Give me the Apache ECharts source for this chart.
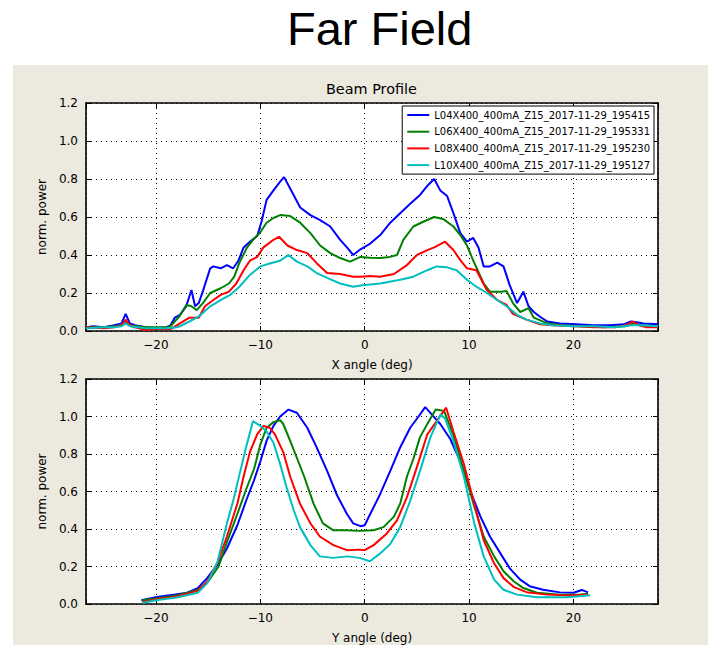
<!DOCTYPE html>
<html>
<head>
<meta charset="utf-8">
<title>Far Field</title>
<script src="https://cdn.jsdelivr.net/npm/echarts@6/dist/echarts.min.js"></script>
<style>
  html, body { margin: 0; padding: 0; background: #ffffff; }
  #panel { position: absolute; left: 13px; top: 65px; width: 695px; height: 580px; background: #ece9df; }
  #chart { position: absolute; left: 0; top: 0; width: 708px; height: 645px; }
</style>
</head>
<body>
<div id="panel"></div>
<div id="chart"></div>
<script>
// Measurement names (one per run)
const seriesNames = [
  'L04X400_400mA_Z15_2017-11-29_195415',
  'L06X400_400mA_Z15_2017-11-29_195331',
  'L08X400_400mA_Z15_2017-11-29_195230',
  'L10X400_400mA_Z15_2017-11-29_195127'
];
const seriesColors = ['#0000ff', '#008000', '#ff0000', '#00bfbf'];

// Horizontal (X angle) profiles: [deg, normalised power]
const xBlue = [[-26.7,0.02],[-26,0.025],[-25,0.02],[-24,0.03],[-23.3,0.04],[-22.9,0.09],[-22.5,0.04],[-22,0.03],[-21,0.02],[-20,0.015],[-19,0.02],[-18.6,0.03],[-18.2,0.07],[-17.7,0.085],[-17.1,0.13],[-16.6,0.216],[-16.25,0.13],[-15.9,0.147],[-15.5,0.21],[-14.8,0.33],[-14.5,0.34],[-13.8,0.33],[-13.2,0.347],[-12.6,0.33],[-12.1,0.37],[-11.6,0.44],[-11.0,0.47],[-10.3,0.50],[-9.86,0.58],[-9.4,0.69],[-8.74,0.74],[-8.1,0.786],[-7.72,0.81],[-7.14,0.75],[-6.18,0.65],[-5.2,0.61],[-4.27,0.584],[-3.3,0.55],[-2.35,0.48],[-1.7,0.44],[-1.1,0.40],[-0.4,0.43],[0.53,0.46],[1.49,0.505],[2.45,0.57],[3.4,0.62],[4.36,0.67],[5.3,0.716],[6.1,0.77],[6.66,0.80],[7.24,0.74],[7.9,0.71],[8.5,0.62],[9.16,0.515],[9.8,0.47],[10.4,0.49],[10.9,0.44],[11.4,0.34],[12.0,0.34],[12.7,0.36],[13.3,0.34],[13.9,0.24],[14.6,0.147],[15.2,0.207],[15.7,0.13],[16.2,0.10],[16.8,0.075],[17.5,0.05],[18.7,0.04],[20.3,0.035],[21.9,0.03],[23.5,0.03],[24.8,0.035],[25.5,0.05],[26.2,0.045],[26.7,0.04],[28.1,0.035]];
const xGreen = [[-26.7,0.02],[-25,0.02],[-24,0.025],[-23.3,0.03],[-22.9,0.05],[-22.5,0.03],[-21,0.02],[-20,0.02],[-19,0.02],[-18.6,0.025],[-18.2,0.05],[-17.7,0.08],[-17.1,0.137],[-16.6,0.13],[-16.1,0.11],[-15.5,0.147],[-14.8,0.2],[-13.8,0.225],[-13.0,0.25],[-12.5,0.286],[-12.0,0.36],[-11.3,0.437],[-10.7,0.48],[-10.0,0.52],[-9.4,0.57],[-8.74,0.595],[-8.1,0.61],[-7.14,0.605],[-6.18,0.57],[-5.2,0.515],[-4.27,0.45],[-3.3,0.41],[-2.35,0.384],[-1.4,0.365],[-0.4,0.39],[0.5,0.385],[1.49,0.384],[2.4,0.39],[3.1,0.40],[3.7,0.48],[4.66,0.55],[5.6,0.575],[6.66,0.60],[7.5,0.59],[8.5,0.55],[9.16,0.505],[9.8,0.45],[10.4,0.37],[11.4,0.25],[12.0,0.207],[13.0,0.207],[13.6,0.21],[14.2,0.147],[14.9,0.10],[15.7,0.12],[16.2,0.07],[17.5,0.04],[19,0.03],[21,0.025],[23,0.02],[25,0.025],[25.8,0.04],[26.5,0.03],[28.1,0.025]];
const xRed = [[-26.7,0.02],[-25,0.015],[-24,0.02],[-23.3,0.03],[-22.9,0.06],[-22.5,0.03],[-22,0.02],[-21,0.005],[-20,0.01],[-19,0.01],[-18.6,0.01],[-17.7,0.04],[-16.8,0.07],[-15.9,0.07],[-15.3,0.13],[-14.5,0.163],[-13.8,0.19],[-13.0,0.207],[-12.3,0.25],[-11.6,0.32],[-11.0,0.37],[-10.3,0.39],[-9.7,0.44],[-8.74,0.48],[-8.2,0.496],[-7.4,0.45],[-6.5,0.426],[-5.5,0.41],[-4.6,0.357],[-3.6,0.305],[-2.35,0.30],[-1.1,0.286],[-0.4,0.286],[0.5,0.29],[1.49,0.285],[2.8,0.30],[4.05,0.347],[5.0,0.40],[6.0,0.426],[6.66,0.44],[7.7,0.47],[8.5,0.426],[9.16,0.373],[9.8,0.33],[10.7,0.32],[11.7,0.216],[12.7,0.163],[13.6,0.137],[14.2,0.09],[15.5,0.06],[16.8,0.035],[18,0.03],[20,0.025],[22,0.02],[24,0.02],[25,0.03],[25.7,0.05],[26.3,0.03],[27,0.02],[28.1,0.02]];
const xCyan = [[-26.7,0.015],[-25,0.02],[-24,0.02],[-23.3,0.025],[-22.9,0.04],[-22.5,0.025],[-21,0.015],[-20,0.015],[-19,0.015],[-18,0.02],[-17.7,0.025],[-16.8,0.05],[-15.8,0.08],[-14.8,0.13],[-13.8,0.163],[-12.9,0.19],[-12.0,0.233],[-11.0,0.295],[-10.0,0.34],[-9.1,0.355],[-8.1,0.37],[-7.3,0.40],[-6.5,0.365],[-5.5,0.34],[-4.6,0.305],[-3.6,0.28],[-2.35,0.25],[-1.1,0.233],[-0.4,0.24],[0.5,0.245],[1.49,0.25],[3.4,0.27],[4.66,0.286],[6.0,0.32],[6.9,0.34],[7.9,0.335],[8.8,0.32],[9.8,0.27],[10.7,0.233],[11.7,0.2],[12.7,0.163],[13.6,0.13],[14.6,0.085],[15.5,0.06],[16.8,0.04],[18,0.03],[20,0.025],[22,0.025],[24,0.02],[25.5,0.03],[26.5,0.03],[28.1,0.025]];

// Vertical (Y angle) profiles: [deg, normalised power]
const yBlue = [[-21.4,0.02],[-19.9,0.037],[-18.3,0.05],[-17.0,0.06],[-16.0,0.085],[-15.1,0.138],[-14.1,0.21],[-13.2,0.296],[-12.2,0.42],[-11.3,0.56],[-10.6,0.66],[-10.0,0.76],[-9.4,0.87],[-8.74,0.95],[-8.1,1.0],[-7.3,1.037],[-6.5,1.02],[-5.5,0.94],[-4.6,0.835],[-3.6,0.71],[-2.65,0.58],[-1.7,0.48],[-1.1,0.43],[-0.4,0.415],[0.0,0.42],[0.53,0.48],[1.49,0.587],[2.45,0.71],[3.4,0.835],[4.36,0.94],[5.16,1.0],[5.8,1.05],[6.44,1.01],[7.24,0.96],[8.2,0.88],[9.16,0.76],[10.1,0.605],[11.1,0.465],[12.0,0.36],[13.0,0.27],[13.9,0.19],[14.9,0.13],[15.8,0.095],[17.1,0.076],[18.7,0.062],[20.0,0.06],[20.8,0.075],[21.4,0.062]];
const yGreen = [[-21.3,0.02],[-20,0.03],[-18,0.045],[-16,0.075],[-15,0.12],[-14,0.2],[-13.2,0.33],[-12.2,0.48],[-11.3,0.62],[-10.6,0.72],[-10.0,0.85],[-9.4,0.94],[-8.74,0.97],[-8.1,0.98],[-7.8,0.96],[-7.14,0.87],[-6.5,0.78],[-5.8,0.68],[-4.9,0.535],[-4.0,0.43],[-3.0,0.393],[-1.7,0.393],[-0.5,0.39],[0.85,0.393],[1.8,0.41],[2.8,0.466],[3.4,0.535],[4.05,0.68],[4.7,0.78],[5.3,0.89],[6.0,0.96],[6.8,1.037],[7.6,1.03],[8.5,0.90],[9.5,0.71],[10.5,0.52],[11.4,0.36],[12.4,0.254],[13.3,0.175],[14.3,0.12],[15.2,0.085],[16.5,0.06],[18.7,0.05],[20.5,0.05],[21.4,0.055]];
const yRed = [[-21.3,0.01],[-20,0.025],[-18,0.04],[-16,0.07],[-15.1,0.12],[-14.1,0.22],[-13.2,0.36],[-12.2,0.535],[-11.6,0.68],[-11.0,0.81],[-10.3,0.905],[-9.7,0.95],[-9.1,0.94],[-8.6,0.905],[-7.8,0.81],[-7.14,0.68],[-6.2,0.535],[-5.2,0.43],[-4.3,0.36],[-3.0,0.314],[-1.7,0.287],[-0.5,0.29],[0.0,0.287],[0.85,0.314],[2.1,0.375],[3.1,0.446],[4.05,0.57],[5.0,0.73],[6.0,0.905],[6.9,0.975],[7.8,1.047],[8.5,0.92],[9.5,0.746],[10.5,0.535],[11.4,0.34],[12.4,0.217],[13.3,0.138],[14.3,0.09],[15.5,0.063],[17.5,0.05],[19.4,0.046],[21.4,0.05]];
const yCyan = [[-21.3,0.005],[-20,0.02],[-18,0.035],[-16,0.06],[-15.1,0.11],[-14.1,0.225],[-13.2,0.43],[-12.6,0.55],[-12.0,0.69],[-11.3,0.85],[-10.7,0.975],[-10.0,0.95],[-9.4,0.92],[-8.74,0.86],[-8.1,0.746],[-7.5,0.625],[-6.8,0.5],[-6.2,0.41],[-5.2,0.314],[-4.3,0.254],[-3.0,0.246],[-1.7,0.254],[-0.5,0.246],[0.5,0.228],[1.49,0.27],[2.45,0.32],[3.4,0.41],[4.36,0.55],[5.3,0.71],[6.3,0.89],[7.24,1.01],[7.7,0.99],[8.5,0.87],[9.5,0.68],[10.5,0.43],[11.4,0.254],[12.4,0.13],[13.3,0.076],[14.6,0.05],[16.5,0.036],[19.4,0.036],[21.6,0.047]];

// Axis extents and labels
const angleMin = -26.7;
const angleMax = 28.1;
const powerMin = 0;
const powerMax = 1.2;
const xAxisTitles = ['X angle (deg)', 'Y angle (deg)'];
const yAxisTitle = 'norm. power';

const FONT = 'DejaVu Sans';
const INK = '#000000';

function angleLabel(v) {
  if (Math.abs(v / 10 - Math.round(v / 10)) > 1e-6) return '';
  const n = Math.round(v);
  return n < 0 ? '\u2212' + (-n) : String(n);
}

const frameLine = { show: true, onZero: false, lineStyle: { color: INK, width: 1.6 } };
const innerTick = { show: true, inside: true, length: 5, lineStyle: { color: INK, width: 1 } };
const dotted = { show: true, lineStyle: { color: INK, width: 1, type: [1, 4] } };

function bottomX(gridIndex, title) {
  return {
    type: 'value', gridIndex, min: angleMin, max: angleMax, splitNumber: 5,
    position: 'bottom',
    axisLine: frameLine, axisTick: innerTick, splitLine: dotted,
    axisLabel: { formatter: angleLabel, color: INK, fontFamily: FONT, fontSize: 12, margin: 8 },
    name: title, nameLocation: 'middle', nameGap: 28,
    nameTextStyle: { color: INK, fontFamily: FONT, fontSize: 12 }
  };
}
function topX(gridIndex) {
  return {
    type: 'value', gridIndex, min: angleMin, max: angleMax, splitNumber: 5,
    position: 'top',
    axisLine: frameLine, axisTick: innerTick, splitLine: { show: false },
    axisLabel: { show: false }
  };
}
function leftY(gridIndex) {
  return {
    type: 'value', gridIndex, min: powerMin, max: powerMax, interval: 0.2,
    position: 'left',
    axisLine: frameLine, axisTick: innerTick, splitLine: dotted,
    axisLabel: { formatter: v => v.toFixed(1), color: INK, fontFamily: FONT, fontSize: 12, margin: 8 },
    name: yAxisTitle, nameLocation: 'middle', nameGap: 37,
    nameTextStyle: { color: INK, fontFamily: FONT, fontSize: 12 }
  };
}
function rightY(gridIndex) {
  return {
    type: 'value', gridIndex, min: powerMin, max: powerMax, interval: 0.2,
    position: 'right',
    axisLine: frameLine, axisTick: innerTick, splitLine: { show: false },
    axisLabel: { show: false }
  };
}

function profile(name, color, data, axisIndex) {
  return {
    type: 'line', name, data, xAxisIndex: axisIndex, yAxisIndex: axisIndex,
    showSymbol: false, symbol: 'none', smooth: false,
    lineStyle: { color, width: 2 }, itemStyle: { color },
    emphasis: { disabled: true }
  };
}

const xSets = [xBlue, xGreen, xRed, xCyan];
const ySets = [yBlue, yGreen, yRed, yCyan];
const series = [];
xSets.forEach((d, i) => series.push(profile(seriesNames[i], seriesColors[i], d, 0)));
ySets.forEach((d, i) => series.push(profile(seriesNames[i], seriesColors[i], d, 2)));

const chart = echarts.init(document.getElementById('chart'), null, { renderer: 'svg' });
chart.setOption({
  animation: false,
  backgroundColor: 'transparent',
  title: [
    { text: 'Far Field', left: 287, top: 5, padding: 0,
      textStyle: { fontFamily: 'Liberation Sans', fontSize: 47, fontWeight: 'normal', color: INK } },
    { text: 'Beam Profile', left: 326, top: 82, padding: 0,
      textStyle: { fontFamily: FONT, fontSize: 14.4, fontWeight: 'normal', color: INK } }
  ],
  legend: {
    data: seriesNames, orient: 'vertical', right: 54, top: 106,
    icon: 'rect', itemWidth: 22, itemHeight: 2, itemGap: 4.7, itemTextGap: 7,
    padding: [3, 4, 3, 5], backgroundColor: '#ffffff', borderColor: INK, borderWidth: 1,
    textStyle: { fontFamily: FONT, fontSize: 10, color: INK, lineHeight: 12 },
    selectedMode: false
  },
  grid: [
    { left: 86, right: 50, top: 103, height: 228, show: true, backgroundColor: '#ffffff', borderWidth: 0 },
    { left: 86, right: 50, top: 379, height: 227, show: true, backgroundColor: '#ffffff', borderWidth: 0 }
  ],
  xAxis: [bottomX(0, xAxisTitles[0]), topX(0), bottomX(1, xAxisTitles[1]), topX(1)],
  yAxis: [leftY(0), rightY(0), leftY(1), rightY(1)],
  series
});
</script>
</body>
</html>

_ _ _ _ _

> **REQUEST**
Copy nothing but the lines from the top of the data down to the line containing "['#0000ff', '#008000', '#ff0000', '#00bfbf'];", and leave the pictures out.

> **ANSWER TO THIS PROBLEM**
Give me the Apache ECharts source for this chart.
<!DOCTYPE html>
<html>
<head>
<meta charset="utf-8">
<title>Far Field</title>
<script src="https://cdn.jsdelivr.net/npm/echarts@6/dist/echarts.min.js"></script>
<style>
  html, body { margin: 0; padding: 0; background: #ffffff; }
  #panel { position: absolute; left: 13px; top: 65px; width: 695px; height: 580px; background: #ece9df; }
  #chart { position: absolute; left: 0; top: 0; width: 708px; height: 645px; }
</style>
</head>
<body>
<div id="panel"></div>
<div id="chart"></div>
<script>
// Measurement names (one per run)
const seriesNames = [
  'L04X400_400mA_Z15_2017-11-29_195415',
  'L06X400_400mA_Z15_2017-11-29_195331',
  'L08X400_400mA_Z15_2017-11-29_195230',
  'L10X400_400mA_Z15_2017-11-29_195127'
];
const seriesColors = ['#0000ff', '#008000', '#ff0000', '#00bfbf'];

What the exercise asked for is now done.